**Records shown**
- - - -

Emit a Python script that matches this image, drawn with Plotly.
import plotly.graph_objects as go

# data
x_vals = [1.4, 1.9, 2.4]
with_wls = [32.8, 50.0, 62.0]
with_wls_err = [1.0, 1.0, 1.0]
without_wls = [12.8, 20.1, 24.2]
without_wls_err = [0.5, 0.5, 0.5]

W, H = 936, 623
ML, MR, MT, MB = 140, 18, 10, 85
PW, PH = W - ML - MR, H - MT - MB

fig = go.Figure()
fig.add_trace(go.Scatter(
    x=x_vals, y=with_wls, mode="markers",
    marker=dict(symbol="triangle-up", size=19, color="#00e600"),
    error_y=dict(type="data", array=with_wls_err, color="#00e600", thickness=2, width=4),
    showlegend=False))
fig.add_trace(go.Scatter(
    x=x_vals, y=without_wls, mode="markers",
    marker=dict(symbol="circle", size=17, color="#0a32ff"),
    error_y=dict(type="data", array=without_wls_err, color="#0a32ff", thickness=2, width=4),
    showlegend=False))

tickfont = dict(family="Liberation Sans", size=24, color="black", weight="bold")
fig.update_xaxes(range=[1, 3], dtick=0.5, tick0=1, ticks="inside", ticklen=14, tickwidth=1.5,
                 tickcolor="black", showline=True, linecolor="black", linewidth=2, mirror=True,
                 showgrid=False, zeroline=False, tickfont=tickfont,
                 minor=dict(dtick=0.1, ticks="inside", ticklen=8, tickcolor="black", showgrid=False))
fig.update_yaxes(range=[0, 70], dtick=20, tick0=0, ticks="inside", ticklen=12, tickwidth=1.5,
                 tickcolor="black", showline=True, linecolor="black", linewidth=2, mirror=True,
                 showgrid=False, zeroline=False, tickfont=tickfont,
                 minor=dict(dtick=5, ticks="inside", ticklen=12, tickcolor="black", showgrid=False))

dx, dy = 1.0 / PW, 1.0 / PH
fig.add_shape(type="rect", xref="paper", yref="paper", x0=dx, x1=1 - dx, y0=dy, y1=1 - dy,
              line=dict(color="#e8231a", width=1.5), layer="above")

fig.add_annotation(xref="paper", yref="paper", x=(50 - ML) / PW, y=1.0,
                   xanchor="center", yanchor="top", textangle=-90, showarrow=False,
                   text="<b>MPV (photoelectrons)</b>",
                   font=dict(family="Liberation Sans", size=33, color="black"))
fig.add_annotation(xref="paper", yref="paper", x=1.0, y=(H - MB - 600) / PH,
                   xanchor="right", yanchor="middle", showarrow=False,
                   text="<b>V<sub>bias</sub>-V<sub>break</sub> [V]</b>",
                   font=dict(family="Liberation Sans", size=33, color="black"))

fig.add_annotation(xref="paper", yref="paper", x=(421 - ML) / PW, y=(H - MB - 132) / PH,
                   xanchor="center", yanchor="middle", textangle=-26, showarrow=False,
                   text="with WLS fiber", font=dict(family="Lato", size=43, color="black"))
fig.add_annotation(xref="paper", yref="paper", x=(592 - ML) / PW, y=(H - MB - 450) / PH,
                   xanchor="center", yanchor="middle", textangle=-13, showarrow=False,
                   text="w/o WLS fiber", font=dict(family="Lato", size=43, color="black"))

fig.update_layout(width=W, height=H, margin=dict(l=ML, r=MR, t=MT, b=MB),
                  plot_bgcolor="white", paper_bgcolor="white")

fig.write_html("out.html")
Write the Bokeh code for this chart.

- - - -

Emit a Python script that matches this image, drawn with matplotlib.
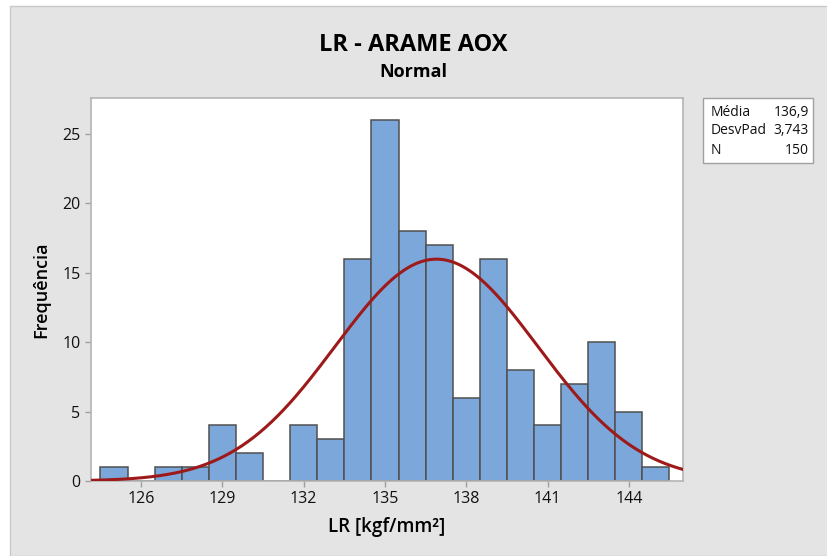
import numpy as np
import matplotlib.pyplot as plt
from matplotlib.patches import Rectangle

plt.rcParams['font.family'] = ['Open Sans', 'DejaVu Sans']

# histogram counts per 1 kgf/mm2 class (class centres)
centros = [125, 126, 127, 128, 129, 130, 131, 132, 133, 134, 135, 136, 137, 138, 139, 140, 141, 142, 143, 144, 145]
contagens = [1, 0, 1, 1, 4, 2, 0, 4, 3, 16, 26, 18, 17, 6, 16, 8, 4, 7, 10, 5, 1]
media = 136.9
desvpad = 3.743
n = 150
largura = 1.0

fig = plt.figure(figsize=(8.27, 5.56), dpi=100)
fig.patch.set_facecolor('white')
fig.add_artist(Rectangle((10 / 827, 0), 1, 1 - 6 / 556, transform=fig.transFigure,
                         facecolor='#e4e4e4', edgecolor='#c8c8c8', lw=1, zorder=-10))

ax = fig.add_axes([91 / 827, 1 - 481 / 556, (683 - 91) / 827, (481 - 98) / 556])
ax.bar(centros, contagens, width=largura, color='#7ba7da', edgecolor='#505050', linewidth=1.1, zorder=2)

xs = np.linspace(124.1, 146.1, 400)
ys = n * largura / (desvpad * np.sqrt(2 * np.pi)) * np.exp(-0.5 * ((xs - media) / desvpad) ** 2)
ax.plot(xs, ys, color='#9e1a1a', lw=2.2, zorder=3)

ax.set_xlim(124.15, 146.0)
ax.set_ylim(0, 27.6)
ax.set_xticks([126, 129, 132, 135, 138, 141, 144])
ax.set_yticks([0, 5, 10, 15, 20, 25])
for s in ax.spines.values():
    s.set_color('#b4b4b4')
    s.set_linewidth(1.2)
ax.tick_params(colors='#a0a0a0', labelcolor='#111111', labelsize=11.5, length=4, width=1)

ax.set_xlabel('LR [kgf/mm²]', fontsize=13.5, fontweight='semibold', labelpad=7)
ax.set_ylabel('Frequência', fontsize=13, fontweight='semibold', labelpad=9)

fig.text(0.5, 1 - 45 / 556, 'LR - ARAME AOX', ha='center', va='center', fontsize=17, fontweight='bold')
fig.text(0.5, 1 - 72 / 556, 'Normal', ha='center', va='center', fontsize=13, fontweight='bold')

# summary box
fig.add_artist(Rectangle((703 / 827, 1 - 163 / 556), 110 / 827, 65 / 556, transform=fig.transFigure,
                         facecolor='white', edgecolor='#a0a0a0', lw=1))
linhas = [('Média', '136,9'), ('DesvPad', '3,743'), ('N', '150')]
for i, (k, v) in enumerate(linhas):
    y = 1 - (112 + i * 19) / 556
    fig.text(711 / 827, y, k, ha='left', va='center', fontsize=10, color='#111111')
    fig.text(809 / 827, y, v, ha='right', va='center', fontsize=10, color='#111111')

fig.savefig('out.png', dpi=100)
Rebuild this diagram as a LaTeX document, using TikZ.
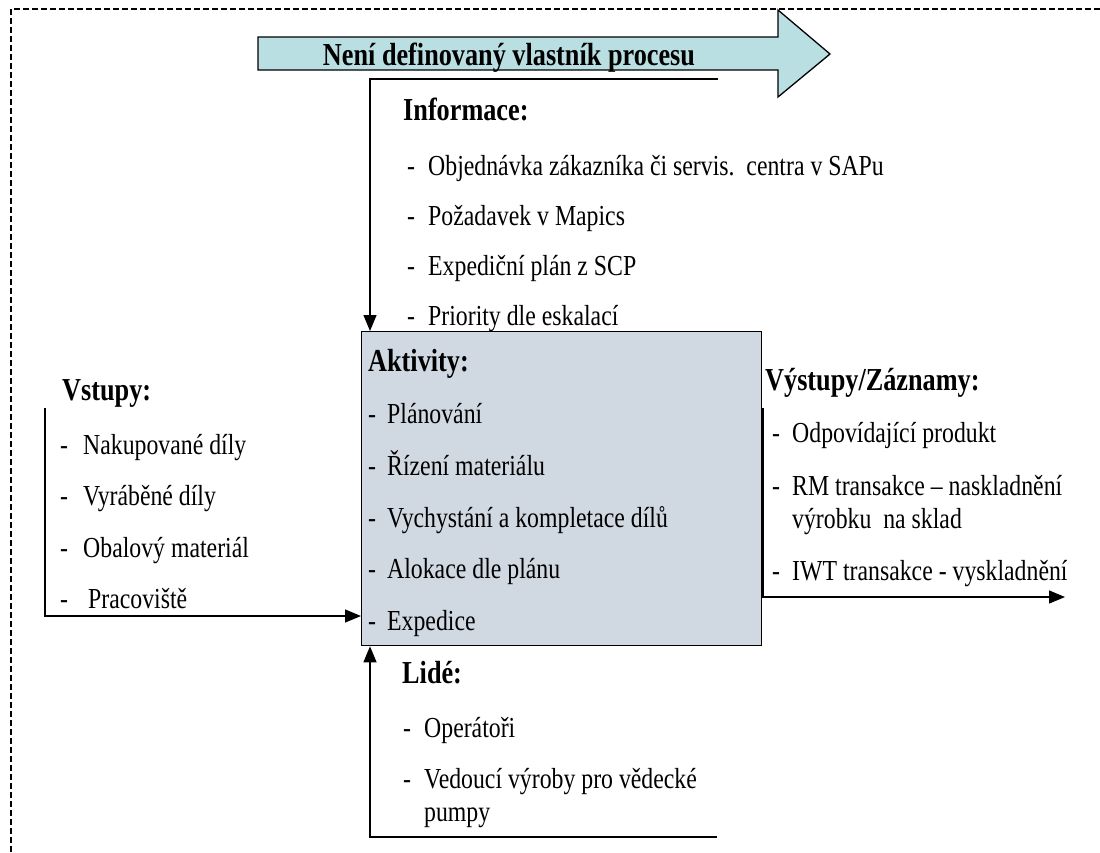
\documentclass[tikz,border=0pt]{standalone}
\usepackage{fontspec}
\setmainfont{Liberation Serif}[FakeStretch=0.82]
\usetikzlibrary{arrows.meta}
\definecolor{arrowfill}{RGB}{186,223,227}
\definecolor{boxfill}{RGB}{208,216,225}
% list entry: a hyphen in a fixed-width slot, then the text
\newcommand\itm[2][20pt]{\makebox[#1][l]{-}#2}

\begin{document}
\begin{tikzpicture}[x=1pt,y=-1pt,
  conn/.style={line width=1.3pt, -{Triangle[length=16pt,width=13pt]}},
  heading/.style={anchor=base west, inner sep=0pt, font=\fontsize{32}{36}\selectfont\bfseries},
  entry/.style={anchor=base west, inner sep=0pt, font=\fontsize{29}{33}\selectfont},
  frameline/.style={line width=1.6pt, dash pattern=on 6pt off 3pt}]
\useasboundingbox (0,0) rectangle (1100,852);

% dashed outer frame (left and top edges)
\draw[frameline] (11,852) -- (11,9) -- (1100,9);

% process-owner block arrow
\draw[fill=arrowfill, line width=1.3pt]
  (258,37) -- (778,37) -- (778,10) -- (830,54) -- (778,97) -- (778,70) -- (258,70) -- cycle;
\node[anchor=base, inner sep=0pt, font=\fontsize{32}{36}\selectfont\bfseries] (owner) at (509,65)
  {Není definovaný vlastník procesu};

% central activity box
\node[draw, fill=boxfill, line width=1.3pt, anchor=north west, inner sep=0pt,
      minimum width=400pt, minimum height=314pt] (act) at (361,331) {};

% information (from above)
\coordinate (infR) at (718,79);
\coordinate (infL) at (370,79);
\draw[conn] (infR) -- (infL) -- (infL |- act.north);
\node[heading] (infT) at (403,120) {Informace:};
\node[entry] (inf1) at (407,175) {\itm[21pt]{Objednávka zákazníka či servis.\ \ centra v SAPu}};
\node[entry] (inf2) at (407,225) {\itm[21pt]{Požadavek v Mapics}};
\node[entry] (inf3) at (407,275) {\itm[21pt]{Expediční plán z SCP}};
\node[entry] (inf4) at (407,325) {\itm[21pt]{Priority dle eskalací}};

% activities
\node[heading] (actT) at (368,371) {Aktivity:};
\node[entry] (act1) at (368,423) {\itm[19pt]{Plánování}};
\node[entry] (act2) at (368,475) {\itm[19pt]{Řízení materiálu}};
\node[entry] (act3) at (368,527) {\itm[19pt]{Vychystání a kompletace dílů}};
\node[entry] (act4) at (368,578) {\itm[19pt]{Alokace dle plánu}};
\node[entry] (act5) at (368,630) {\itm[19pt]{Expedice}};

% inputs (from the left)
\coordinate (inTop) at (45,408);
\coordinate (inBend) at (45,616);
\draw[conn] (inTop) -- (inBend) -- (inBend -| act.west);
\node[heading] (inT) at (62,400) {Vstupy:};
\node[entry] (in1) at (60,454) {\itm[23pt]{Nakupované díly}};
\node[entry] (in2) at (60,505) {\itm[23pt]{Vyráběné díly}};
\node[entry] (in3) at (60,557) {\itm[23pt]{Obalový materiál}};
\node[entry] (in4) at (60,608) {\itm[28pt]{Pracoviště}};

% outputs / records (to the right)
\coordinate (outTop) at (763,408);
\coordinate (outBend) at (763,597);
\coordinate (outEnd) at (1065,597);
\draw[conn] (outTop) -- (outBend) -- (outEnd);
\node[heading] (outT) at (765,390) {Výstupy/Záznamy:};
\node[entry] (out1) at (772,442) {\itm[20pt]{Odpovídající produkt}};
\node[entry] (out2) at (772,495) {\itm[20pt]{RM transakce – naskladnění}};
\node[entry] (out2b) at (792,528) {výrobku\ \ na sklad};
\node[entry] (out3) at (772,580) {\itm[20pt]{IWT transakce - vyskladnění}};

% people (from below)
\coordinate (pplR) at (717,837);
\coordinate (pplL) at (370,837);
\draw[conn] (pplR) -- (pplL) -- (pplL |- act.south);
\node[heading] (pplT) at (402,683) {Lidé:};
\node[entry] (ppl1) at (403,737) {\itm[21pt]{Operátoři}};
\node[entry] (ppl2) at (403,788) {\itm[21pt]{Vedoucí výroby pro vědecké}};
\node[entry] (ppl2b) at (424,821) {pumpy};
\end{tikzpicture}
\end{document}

- - - -

**Set task**
Output nothing except the lines from the one containing "Rebuild this diagram" through the one containing "(0,0) rectangle (1100,852);", both kept, with the pictures removed.

**Complete answer**
Rebuild this diagram as a LaTeX document, using TikZ.
\documentclass[tikz,border=0pt]{standalone}
\usepackage{fontspec}
\setmainfont{Liberation Serif}[FakeStretch=0.82]
\usetikzlibrary{arrows.meta}
\definecolor{arrowfill}{RGB}{186,223,227}
\definecolor{boxfill}{RGB}{208,216,225}
% list entry: a hyphen in a fixed-width slot, then the text
\newcommand\itm[2][20pt]{\makebox[#1][l]{-}#2}

\begin{document}
\begin{tikzpicture}[x=1pt,y=-1pt,
  conn/.style={line width=1.3pt, -{Triangle[length=16pt,width=13pt]}},
  heading/.style={anchor=base west, inner sep=0pt, font=\fontsize{32}{36}\selectfont\bfseries},
  entry/.style={anchor=base west, inner sep=0pt, font=\fontsize{29}{33}\selectfont},
  frameline/.style={line width=1.6pt, dash pattern=on 6pt off 3pt}]
\useasboundingbox (0,0) rectangle (1100,852);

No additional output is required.